The Airline Deregulation Act of 1978 was a United States federal law that radically changed the airline industry and transformed it into a system witnessed in modern times. Previously, the industry was heavily regulated by the government in routes, new airlines, fares, and cargo. The deregulation established a free market that currently drives the industry, supplying a customer’s demand. It led to an increased number of flights, passengers, and an overall number of airline companies. The Act of 1978 was a turning point in the industry since the government could no longer control every airline company aspect, one of the essential parts of a series of developments in the mid-’70s. The research will concern the controversial United Airlines and how it was changed after the deregulation act.
The cargo carrier airline’s name is United Airlines, which is now the third biggest airline in the world. William Boeing created the company in 1928, and it was made solely for departing mail (Davies, 2016). However, soon everything changed, and the company started transferring passengers over the Pacific. In 1928, it was also renamed to represent its creator’s surname (Boeing Aircraft & Transport Co.) (Davies, 2016). Having started its passenger service in 1929, it became the national air company in 1930 (Ison & Budd, 2017). Furthermore, because of its rich history, United Airlines claims to be the oldest existing commercial airline. At that time, the company used Boeings 40A, 80A, and 247 (Davies, 2016). United Airlines provided passenger and mail services throughout the Pacific and took nearly 27 hours to fly the route one way (Ison & Budd, 2017). For this reason, the firm was the first airline company to hire stewards and a nurse to assist customers when they are feeling nauseous.

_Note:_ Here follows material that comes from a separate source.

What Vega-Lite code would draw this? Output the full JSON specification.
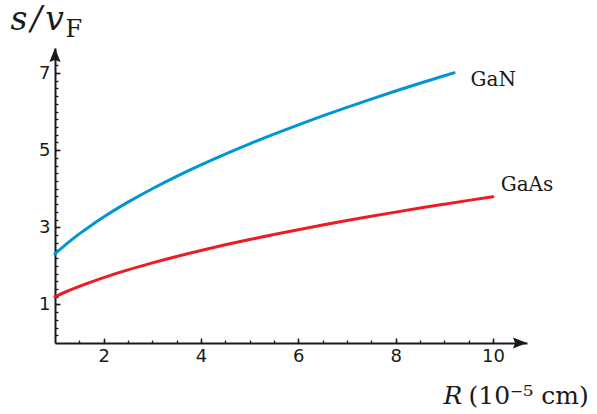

After the deregulation law, United Airlines gained the ability to fly overseas routes, since before they act, they could not acquire this vital expansion. Deregulation law was the most significant law for the United since it allowed the company to grow its profitability by opening new routes and gaining new alliances. The Alliance between United Airlines and foreign companies such as Lufthansa, All Nippon Airways, and others was called Star Alliance (Ison & Budd, 2017). The partnerships fortified the airline’s position in the business, allowing them to perceive new routes and gain more profits.
However, after the deregulation law, United Airlines faced certain disadvantages as well. Since the government stopped financing the company, it had to modify and improve the customer service with its own money. Therefore, as customers complained, the service did not change and even became worse somewhere. Despite the increase in the number of plains and companies, United Airlines started charging more for their services. Moreover, since they have nearly monopolized the niche, United Airlines became even more focused on receiving income, prioritizing boarding, preferred sears, and other services (Kim, 2016). Furthermore, the company suffered through several pilot strikes due to several reasons such as alleged claims, a decrease in the pilot’s salary, and new schemes.
Conclusively, United Airlines mostly benefited from the Airline Deregulation Act in 1978. The lack of governmental regulations allowed the company to monopolize the air and quickly become the third-largest airline globally. The deregulation permitted United to fly new routes, use new planes, increase their number, charge more for the tickets based on the preferred seats, prioritize boarding, and other services. Although the quality of services was unchanging, and United had to pay for every expense inside their company, it still benefited immensely.
Davies, R. E. G. (2016). Airlines of the Jet Age: a history. Smithsonian Institution Scholarly Press.
Ison, S. & Budd, L. (2017). Low Cost carriers: Emergence, expansion and evolution. Routledge.
Kim, D. (2016). The effects of airline deregulation: a comparative analysis. The Journal of Business Economics and Environmental Studies, 6(3), 5–10. Web.